Aaron SchatzEdit

Aaron Schatz is an American statistician and writer whose work helped bring rigorous, data-driven analysis to American football. As the founder and an early leader of Football Outsiders, Schatz popularized metrics that went beyond traditional box-score stats and reshaped how analysts talk about team and player performance. His efforts contributed to a broader movement in sports analytics, where advanced metrics are used to illuminate efficiency, decision-making, and value on the field.

Little in the way of definitive public biographical detail is widely published about Schatz’s early life or formal training. What is clear is that his work in the early 2000s helped anchor a wave of quantitative analysis in football that later fed into broader conversations about analytics in sport. He remains associated with the ongoing work of Football Outsiders and its commitment to explaining the game through numbers, context, and accessible interpretation.

Career

Founding of Football Outsiders

In 2003, Aaron Schatz helped launch Football Outsiders, a site dedicated to applying statistical analysis to football. The site distinguished itself by emphasizing context and efficiency rather than raw yardage alone, arguing that plays should be evaluated in relation to the situation in which they occur. This approach laid the groundwork for a more nuanced understanding of how teams and players contribute to success.

DVOA and other metrics

A central contribution attributed to Schatz is the development and popularization of DVOA, short for Defense-adjusted Value Over Average. DVOA measures per-play value after adjusting for opponent strength, down, distance, and field position, offering a way to compare performance across teams and seasons on a common scale.
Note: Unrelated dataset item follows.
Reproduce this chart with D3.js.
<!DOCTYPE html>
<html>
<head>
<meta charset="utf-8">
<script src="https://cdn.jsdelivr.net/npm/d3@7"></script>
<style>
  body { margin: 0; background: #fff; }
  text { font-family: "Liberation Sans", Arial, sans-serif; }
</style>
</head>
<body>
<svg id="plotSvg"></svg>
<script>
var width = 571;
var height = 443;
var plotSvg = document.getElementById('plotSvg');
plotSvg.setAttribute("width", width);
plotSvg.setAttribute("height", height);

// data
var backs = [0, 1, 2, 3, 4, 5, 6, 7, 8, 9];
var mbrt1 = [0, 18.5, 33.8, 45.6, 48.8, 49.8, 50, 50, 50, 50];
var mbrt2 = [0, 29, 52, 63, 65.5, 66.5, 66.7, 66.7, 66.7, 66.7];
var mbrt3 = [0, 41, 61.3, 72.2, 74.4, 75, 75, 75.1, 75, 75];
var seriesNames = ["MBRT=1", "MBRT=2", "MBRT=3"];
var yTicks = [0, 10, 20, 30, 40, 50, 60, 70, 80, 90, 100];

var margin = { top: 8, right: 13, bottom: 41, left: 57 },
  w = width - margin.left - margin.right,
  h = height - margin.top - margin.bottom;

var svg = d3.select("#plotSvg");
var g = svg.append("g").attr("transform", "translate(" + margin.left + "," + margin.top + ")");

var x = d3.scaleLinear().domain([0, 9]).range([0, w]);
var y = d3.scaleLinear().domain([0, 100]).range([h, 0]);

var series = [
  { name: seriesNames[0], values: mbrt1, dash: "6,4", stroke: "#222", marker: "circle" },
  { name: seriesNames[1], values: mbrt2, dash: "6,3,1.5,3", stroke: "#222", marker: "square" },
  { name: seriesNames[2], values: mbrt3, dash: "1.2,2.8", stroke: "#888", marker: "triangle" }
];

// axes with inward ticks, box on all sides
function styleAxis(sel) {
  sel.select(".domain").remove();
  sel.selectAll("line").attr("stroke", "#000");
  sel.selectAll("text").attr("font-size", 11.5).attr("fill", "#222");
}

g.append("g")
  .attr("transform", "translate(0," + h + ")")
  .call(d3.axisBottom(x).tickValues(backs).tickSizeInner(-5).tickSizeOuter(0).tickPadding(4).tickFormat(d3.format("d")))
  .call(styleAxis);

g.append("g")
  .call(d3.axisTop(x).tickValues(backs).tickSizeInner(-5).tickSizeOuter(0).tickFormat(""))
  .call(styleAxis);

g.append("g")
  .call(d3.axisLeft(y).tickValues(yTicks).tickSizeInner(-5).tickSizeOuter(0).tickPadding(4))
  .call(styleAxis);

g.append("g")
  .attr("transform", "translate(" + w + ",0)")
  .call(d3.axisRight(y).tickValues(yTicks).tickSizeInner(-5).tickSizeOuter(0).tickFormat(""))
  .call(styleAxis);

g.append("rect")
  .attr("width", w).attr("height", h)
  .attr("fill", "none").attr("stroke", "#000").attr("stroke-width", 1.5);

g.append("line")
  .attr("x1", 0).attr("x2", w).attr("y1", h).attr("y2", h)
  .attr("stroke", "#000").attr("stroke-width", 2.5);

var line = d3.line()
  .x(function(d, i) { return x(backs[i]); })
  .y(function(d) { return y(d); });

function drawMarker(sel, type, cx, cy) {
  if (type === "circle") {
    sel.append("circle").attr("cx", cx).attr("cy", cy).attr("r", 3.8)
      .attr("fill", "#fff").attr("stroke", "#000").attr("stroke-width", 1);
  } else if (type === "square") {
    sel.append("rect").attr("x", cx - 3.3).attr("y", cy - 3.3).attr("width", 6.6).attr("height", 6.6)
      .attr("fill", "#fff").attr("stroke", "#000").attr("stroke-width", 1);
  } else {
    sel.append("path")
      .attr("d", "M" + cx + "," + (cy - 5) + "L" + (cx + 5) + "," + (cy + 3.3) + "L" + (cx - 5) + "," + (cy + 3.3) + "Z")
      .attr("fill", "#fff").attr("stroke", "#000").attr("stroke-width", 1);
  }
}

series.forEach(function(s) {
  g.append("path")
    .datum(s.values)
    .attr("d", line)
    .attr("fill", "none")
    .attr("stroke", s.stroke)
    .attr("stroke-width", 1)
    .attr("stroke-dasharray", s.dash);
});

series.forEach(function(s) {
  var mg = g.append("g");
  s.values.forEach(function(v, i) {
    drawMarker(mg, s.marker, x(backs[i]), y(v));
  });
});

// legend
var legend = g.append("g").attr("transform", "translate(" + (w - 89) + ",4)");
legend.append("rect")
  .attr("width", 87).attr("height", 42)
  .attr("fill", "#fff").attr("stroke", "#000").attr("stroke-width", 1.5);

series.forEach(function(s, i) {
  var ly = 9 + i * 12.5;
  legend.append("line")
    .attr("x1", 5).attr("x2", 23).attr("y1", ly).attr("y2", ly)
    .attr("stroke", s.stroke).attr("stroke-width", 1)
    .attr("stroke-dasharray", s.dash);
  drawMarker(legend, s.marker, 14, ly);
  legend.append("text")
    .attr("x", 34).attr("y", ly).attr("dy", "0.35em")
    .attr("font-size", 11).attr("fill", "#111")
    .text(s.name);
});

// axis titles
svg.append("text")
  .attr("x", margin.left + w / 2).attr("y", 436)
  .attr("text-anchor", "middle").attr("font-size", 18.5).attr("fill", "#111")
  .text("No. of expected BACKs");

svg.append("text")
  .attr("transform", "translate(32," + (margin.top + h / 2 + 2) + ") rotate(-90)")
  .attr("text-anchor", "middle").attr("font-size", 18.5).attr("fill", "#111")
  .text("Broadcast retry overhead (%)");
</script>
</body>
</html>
The metric quickly became a touchstone in football analytics for evaluating efficiency and decision-making, and it has been cited across media, blogs, and some coaching and front-office discussions. In addition to DVOA, Football Outsiders has developed other metrics such as DYAR, short for Defense-adjusted Value Above Replacement, which aims to quantify a player’s overall value relative to a replacement-level benchmark. These metrics are designed to complement traditional statistics, provide sharper insights into situational performance, and help explain why teams win or lose games.

Publishing, influence, and reception

The Football Outsiders framework, including the Almanac that accompanied the site’s output, helped move advanced statistics from niche blogs to mainstream sports discourse. Schatz and his collaborators argued that publicly accessible, context-aware analytics could improve understanding of both team performance and individual contribution. The approach influenced a generation of analysts, commentators, and fans who sought to interpret football outcomes beyond yardage totals and conventional stats. As analytics gained ground in discussions about the sport, Schatz’s work became a touchstone for explaining why certain teams succeed in ways that aren’t always visible in traditional box scores.

Controversies and debates

As with any shift toward quantitative analysis in a traditional sport, Schatz’s work has faced critique. Critics of advanced football metrics have contended that per-play measures can be sensitive to sample size, play-calling variance, and the specific context of a season. Some object to overreliance on metrics that may understate intangible factors such as leadership, morale, and specific in-game decisions that are not easily captured by numbers. Proponents of analytics, including Schatz, have responded that DVOA and related tools illuminate patterns that raw yardage fails to reveal, and that such metrics should be used alongside, not instead of, traditional statistics. The ongoing debate reflects a broader question in sports: how best to balance empirical analysis with the human elements of the game. In this sense, Schatz’s contributions sit at the center of a long-running conversation about the role of data in evaluating football performance.

Later career and current status

Schatz remains associated with the Football Outsiders project and with the broader analytics community that follows and builds on his early work. The site continues to publish metric-driven analysis, explain methodological choices, and provide readers with a framework for understanding how teams and players perform in context. The influence of Schatz’s approach persists in how analysts, fans, and some teams think about efficiency, value, and the strategic elements of football.